I prezzi aumenteranno fino al 50 per cento per le auto elettriche importate dal gigante asiatico. Italia e Francia tra i dieci Stati Ue che hanno votato a favore delle tariffe. Cinque invece i Paesi contrari, guidati dalla Germania. Dodici gli astenuti, tra cui la Spagna. La Commissione ha deciso di procedere, ma si continua a trattare con Pechino
L’Unione europea ha approvato in via definitiva i dazi contro le auto elettriche cinesi, nonostante gli Stati membri si siano letteralmente spaccati sul punto. In pratica alla tariffa doganale standard del 10 per cento già previsto, la Commissione europea ha previsto di aggiungere un nuovo aumento del 7,8 per cento per l’importazione di autovetture Tesla e fino al 35,3 per cento per quelle prodotte dalle case automobilistiche cinesi Byd, Geely e Saic. In pratica i costi per acquistare autovetture importante dall’estero e commercializzate nell’Unione Europea aumenteranno fino a quasi il 50 per cento.
Voto sul filo del rasoio
Oggi il Consiglio Ue doveva dare il suo via libera a maggioranza qualificata, il che significava che serviva il sostegno di almeno 15 Paesi che rappresentano il 65% della popolazione dell’Ue. Il voto formalmente è avvenuto nel Comitato difesa commerciale (Tdi), composto per lo più da funzionari dei singoli governi e non dai Rappresentanti Permanenti, gli ambasciatori. E ha mostrato tutte le divisioni sul punto: 10 Stati membri hanno votato a favore, 5 contro e 12 si sono astenuti.
La Germania ha guidato il fronte dei contrari al provvedimento, a cui si è unita anche l’Ungheria di Viktor Orban, Malta, Slovenia e Slovacchia. Italia e Francia guidavano invece il fronte dei favorevoli di cui, come riporta l’Agi citando fonti diplomatiche, facevano parte poi Polonia, Paesi Bassi, Irlanda, Bulgaria, Danimarca, Estonia, Lituania e Lettonia. La Spagna – insieme ad altri 12 paesi – ha scelto l’astensione: un voto che tecnicamente equivale a un sì.
Di fatto quindi c’è stata una maggioranza semplice e in casi come questo, secondo le regole comunitarie, la palla è tornata alla Commissione per decidere il da farsi. E Bruxelles ha scelto di tirare dritto anche se, ha specificato in una nota, “parallelamente, l’Ue e la Cina continuano a lavorare sodo per esplorare una soluzione alternativa che dovrebbe essere pienamente compatibile con il Wto”, e che sia “adeguata per affrontare le sovvenzioni pregiudizievoli accertate dall’indagine della Commissione, monitorabile e applicabile”.
Le critiche tedesche
Il gigante automobilistico tedesco Volkswagen ha criticato la decisione dell’Ue.
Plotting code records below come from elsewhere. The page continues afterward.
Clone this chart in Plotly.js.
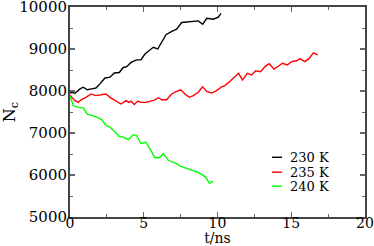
<!DOCTYPE html>
<html><head><meta charset="utf-8">
<script src="https://cdn.plot.ly/plotly-3.0.1.min.js"></script>
<style>html,body{margin:0;padding:0;background:#fff}#c{width:374px;height:246px}</style>
</head><body><div id="c"></div>
<script>
const seriesNames = ["230 K", "235 K", "240 K"];
const seriesColors = ["#000000", "#ff0000", "#00ff00"];

const t230 = [0.0,0.12,0.34,0.68,0.9,1.17,1.47,1.76,2.03,2.37,2.71,3.0,3.34,3.61,3.84,4.14,4.52,4.81,5.08,5.38,5.65,5.95,6.22,6.51,6.9,7.23,7.57,7.91,8.36,8.7,9.0,9.27,9.72,10.05,10.24];
const n230 = [7950,7970,7945,8050,8090,8030,8050,8070,8170,8310,8330,8430,8440,8560,8580,8680,8740,8740,8880,8970,9040,9000,9180,9340,9420,9470,9630,9640,9650,9670,9590,9730,9710,9760,9850];

const t235 = [0.0,0.34,0.56,0.75,1.08,1.42,1.76,2.1,2.44,2.78,3.12,3.46,3.8,3.98,4.14,4.36,4.6,4.81,5.15,5.49,5.76,5.99,6.22,6.55,6.89,7.23,7.5,7.8,8.09,8.36,8.7,8.99,9.27,9.6,9.94,10.28,10.5,10.85,11.2,11.43,11.7,12.02,12.32,12.59,12.93,13.22,13.51,13.83,14.12,14.4,14.73,15.03,15.37,15.59,15.93,16.2,16.5,16.8];
const n235 = [7900,7770,7730,7790,7850,7930,7890,7910,7930,7830,7770,7690,7770,7730,7760,7680,7760,7730,7730,7770,7790,7840,7790,7790,7930,7990,8030,7930,7850,7890,7970,8100,7990,7950,8010,8100,8130,8230,8340,8420,8260,8420,8380,8480,8460,8580,8650,8520,8590,8660,8620,8700,8720,8770,8700,8770,8910,8860];

const t240 = [0.0,0.12,0.23,0.56,0.9,1.17,1.47,1.81,2.15,2.44,2.71,3.05,3.34,3.61,3.95,4.29,4.52,4.81,5.15,5.47,5.76,6.06,6.33,6.67,7.0,7.23,7.46,7.8,8.1,8.4,8.7,9.0,9.2,9.45,9.7];
const n240 = [7880,7730,7650,7610,7600,7450,7420,7380,7320,7180,7140,7020,6920,6900,6840,6960,6940,6750,6780,6590,6410,6410,6510,6350,6310,6270,6210,6170,6150,6100,6060,6000,5950,5800,5850];

const xTitle = "t/ns";
const yTitle = "N<sub>c</sub>";

const ts = [t230, t235, t240];
const ns = [n230, n235, n240];
const traces = ts.map((t, i) => ({
  x: t, y: ns[i], type: "scatter", mode: "lines", name: seriesNames[i],
  line: {color: seriesColors[i], width: 1.4}, showlegend: false
}));

const serif = "DejaVu Serif";
const axisCommon = {
  showgrid: false, zeroline: false, showline: true, linecolor: "#444", linewidth: 2,
  mirror: "ticks", ticks: "inside", ticklen: 5, tickwidth: 1.2, tickcolor: "#666",
  tickfont: {family: serif, size: 15, color: "#000"}, tickformat: "d", ticklabeloverflow: "allow",
};

// legend built in paper coordinates
const legX0 = 0.6847, legX1 = 0.7186, legTx = 0.739;
const legY = [0.2844, 0.2133, 0.1469];
const shapes = seriesNames.map((s, i) => ({
  type: "line", xref: "paper", yref: "paper", x0: legX0, x1: legX1, y0: legY[i], y1: legY[i],
  line: {color: seriesColors[i], width: 1.4}
}));
const annotations = seriesNames.map((s, i) => ({
  xref: "paper", yref: "paper", x: legTx, y: legY[i], xanchor: "left", yanchor: "middle",
  text: s, showarrow: false, font: {family: serif, size: 13, color: "#000"}
}));

const layout = {
  width: 374, height: 246,
  margin: {l: 70, r: 9, t: 7, b: 29},
  paper_bgcolor: "#fff", plot_bgcolor: "#fff",
  font: {family: serif},
  xaxis: Object.assign({}, axisCommon, {
    range: [0, 20], dtick: 5, tick0: 0, ticklabelstandoff: -8,
    tickfont: {family: serif, size: 14, color: "#000"},
    minor: {dtick: 2.5, ticks: "inside", ticklen: 3, tickcolor: "#666", tickwidth: 1},
    title: {text: xTitle, font: {family: serif, size: 14, color: "#000"}, standoff: 3}
  }),
  yaxis: Object.assign({}, axisCommon, {
    range: [5000, 10000], dtick: 1000, tick0: 5000, ticklabelstandoff: -2,
    minor: {dtick: 500, ticks: "inside", ticklen: 3, tickcolor: "#666", tickwidth: 1},
    title: {text: yTitle, font: {family: serif, size: 16, color: "#000"}, standoff: 4}
  }),
  shapes: shapes, annotations: annotations, showlegend: false
};
Plotly.newPlot("c", traces, layout, {displayModeBar: false, staticPlot: true});
</script></body></html>
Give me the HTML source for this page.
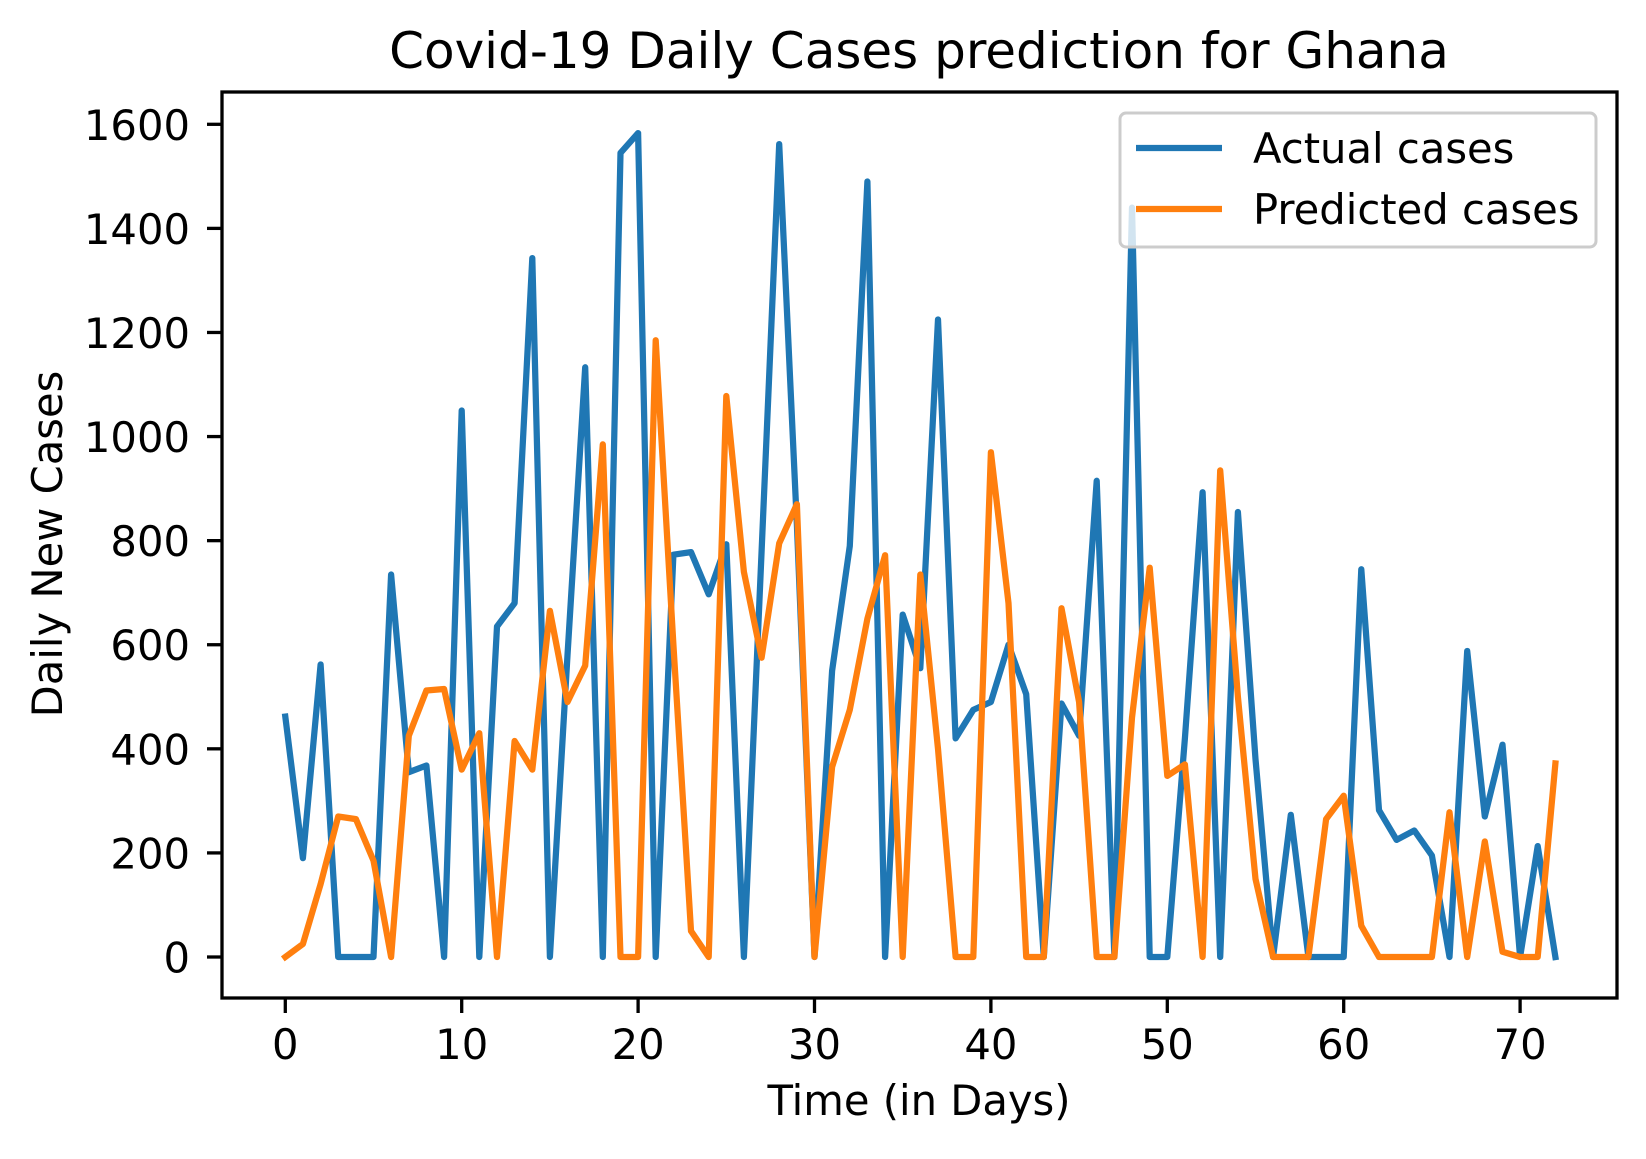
<!DOCTYPE html>
<html><head><meta charset="utf-8"><style>
html,body{margin:0;padding:0;background:#fff;}
svg text{font-family:"DejaVu Sans","Liberation Sans",sans-serif;fill:#000;}
</style></head><body>
<svg id="chart" width="1646" height="1154" viewBox="0 0 1646 1154" xmlns="http://www.w3.org/2000/svg">
<text x="919" y="68" font-size="50" text-anchor="middle">Covid-19 Daily Cases prediction for Ghana</text>
<g id="ticks"></g>
<g id="lines"></g>
<rect x="222" y="92" width="1395" height="906" fill="none" stroke="#000" stroke-width="3.3"/>
<text x="919" y="1115" font-size="41.7" text-anchor="middle">Time (in Days)</text>
<text transform="translate(62,544) rotate(-90)" font-size="41.7" text-anchor="middle">Daily New Cases</text>
<g>
<rect x="1120" y="113" width="476" height="134" rx="6" fill="#fff" fill-opacity="0.8" stroke="#ccc" stroke-width="3"/>
<line x1="1136" y1="148" x2="1222" y2="148" stroke="#1f77b4" stroke-width="6.25"/>
<text x="1253" y="163" font-size="41.7">Actual cases</text>
<line x1="1136" y1="209" x2="1222" y2="209" stroke="#ff7f0e" stroke-width="6.25"/>
<text x="1253" y="224" font-size="41.7">Predicted cases</text>
</g>
</svg>
<script>
const actual=[462,190,562,0,0,0,735,355,368,0,1050,0,635,680,1343,0,580,1133,0,1545,1583,0,773,778,697,793,0,780,1562,830,0,550,790,1490,0,658,555,1225,420,475,490,600,505,0,487,425,915,0,1440,0,0,420,893,0,855,380,0,273,0,0,0,745,282,225,243,195,0,588,270,408,0,213,0];
const predicted=[0,25,140,270,265,185,0,425,512,515,360,430,0,415,360,665,490,560,985,0,0,1185,600,50,0,1078,740,575,795,870,0,365,475,650,772,0,735,400,0,0,970,680,0,0,670,490,0,0,460,748,348,370,0,935,500,150,0,0,0,265,310,60,0,0,0,0,278,0,222,10,0,0,372];
const xTicks=[0,10,20,30,40,50,60,70];
const yTicks=[0,200,400,600,800,1000,1200,1400,1600];
const NS="http://www.w3.org/2000/svg";
function xs(v){return 285.3+v*17.64;}
function ys(v){return 957-v*(957-124.3)/1600;}
const tg=document.getElementById('ticks');
function mk(tag,attrs,parent){const e=document.createElementNS(NS,tag);for(const k in attrs)e.setAttribute(k,attrs[k]);parent.appendChild(e);return e;}
xTicks.forEach(t=>{
 const l=mk('line',{x1:xs(t),x2:xs(t),y1:998,y2:1013,stroke:'#000','stroke-width':3.3},tg);
 
 
 const tx=mk('text',{x:xs(t),y:1059,'font-size':41.7,'text-anchor':'middle'},tg);
 tx.textContent=t;
 
 
});
yTicks.forEach(t=>{
 const l=mk('line',{x1:207,x2:222,y1:ys(t),y2:ys(t),stroke:'#000','stroke-width':3.3},tg);
 
 
 const tx=mk('text',{x:190,y:ys(t)+15.5,'font-size':41.7,'text-anchor':'end'},tg);
 tx.textContent=t;
 
 
});
const lg=document.getElementById('lines');
function pts(arr){return arr.map((v,i)=>xs(i).toFixed(1)+','+ys(v).toFixed(1)).join(' ');}
const a=mk('polyline',{points:pts(actual),fill:'none',stroke:'#1f77b4','stroke-width':6.25,'stroke-linejoin':'round','stroke-linecap':'square'},lg);


const p=mk('polyline',{points:pts(predicted),fill:'none',stroke:'#ff7f0e','stroke-width':6.25,'stroke-linejoin':'round','stroke-linecap':'square'},lg);


</script>
</body></html>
In un comunicato ufficiale l’azienda ha definito la mossa di imporre i dazi “un approccio sbagliato” per la competitività dell’industria europea. “Rimaniamo convinti della nostra posizione secondo cui le tariffe previste rappresentano l’approccio sbagliato e non migliorerebbero la competitività dell’industria automobilistica europea”, ha affermato il gruppo in una nota, incoraggiando ulteriori negoziati con Pechino “per prevenire eventuali dazi compensativi e quindi una guerra commerciale”.
L’amministratore delegato di Bmw, Oliver Zipse, ha descritto il voto come “un segnale fatale per l’industria automobilistica europea”, sostenendo che è necessario un accordo tra Bruxelles e Pechino per evitare un conflitto commerciale. Il ministro delle Finanze tedesco, Christian Linder, pure ha esortato la Commissione a evitare una “guerra commerciale” con la Cina, sottolineando la necessità di una “soluzione negoziata” con Pechino.
I dazi
Il 4 ottobre dello scorso anno l’Ue aveva avviato un’indagine sull’esistenza di sussidi che il governo cinese destinerebbe ai produttori nazionali di auto elettriche, falsando così la concorrenza. Al termine dell’inchiesta, lo scorso 12 giugno, l’esecutivo europeo aveva stabilito l’introduzione di dazi provvisori contro diversi produttori cinesi, dazi che ora diventeranno definitivi. La Commissione ha stabilito che i dazi saranno i seguenti: Byd 17,0 per cento, Geely 18,8, Saic 35,3. Le altre società che hanno collaborato con l’indagine 21,3 per cento, tutte le altre società che non hanno collaborato: 36,3 per cento. Per la Tesla è stata concordata una tariffa ridotta del 7,8 per cento, che colpirà ovviamente solo le auto del colosso statunitense prodotte in Cina.